Real-time analytics isn't about watching numbers move. It's about having a system that tells you when the numbers that matter have moved enough to require action — and gives you the context to act confidently.

These eight practices turn a real-time dashboard from a passive screen into an active growth system. Pick the two or three most relevant to your current operation and build a protocol around them this week.

FAQ

Q: How do I avoid getting overwhelmed by real-time data?

Define your trigger metrics in advance — the 5–7 numbers that, if they crossed a threshold, would require immediate action. Monitor only those in real time. Everything else stays on a weekly review cadence. Discipline around which metrics get real-time attention prevents dashboard overload.

Q: Is real-time ad optimization statistically valid?

For large budget campaigns (high daily spend, large audience), 4–6 hours of data is often statistically significant for creative performance decisions. For small-budget or narrow-audience campaigns, allow more time before optimizing. Real-time data is a faster signal, not a replacement for statistical rigor.

Q: How do I set smart alert thresholds for real-time monitoring?

Start with your rolling 7-day average for key metrics. Set alerts for deviations of 25-30% from that baseline. This catches real anomalies while filtering out normal variance. Refine thresholds over time as you understand your store's normal patterns.

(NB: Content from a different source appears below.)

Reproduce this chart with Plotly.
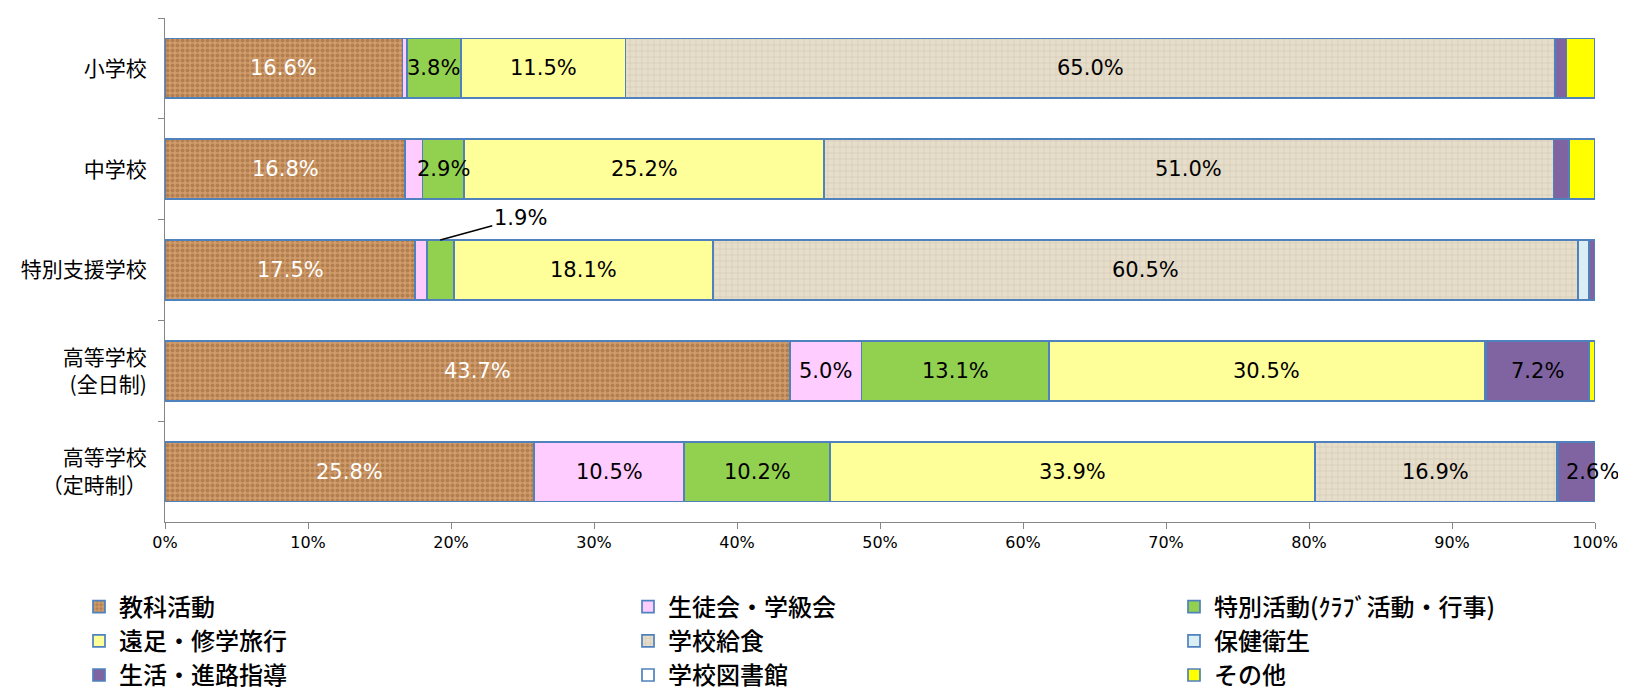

Q: What's the best real-time metric to start tracking if I'm new to this?

Start with conversion rate by channel. It catches the widest range of problems — technical issues, poor-fit traffic, offer mismatches — and it's the metric most sensitive to changes in any part of your funnel. A real-time conversion rate alert is the single highest-value monitoring decision for most stores.

Q: Can small ecommerce stores benefit from real-time analytics?

Yes — especially stores running paid ads or frequent promotions. The benefits scale with traffic volume and ad spend, but even a $500K store spending $5K/month on ads benefits meaningfully from catching underperforming campaigns in hours rather than days.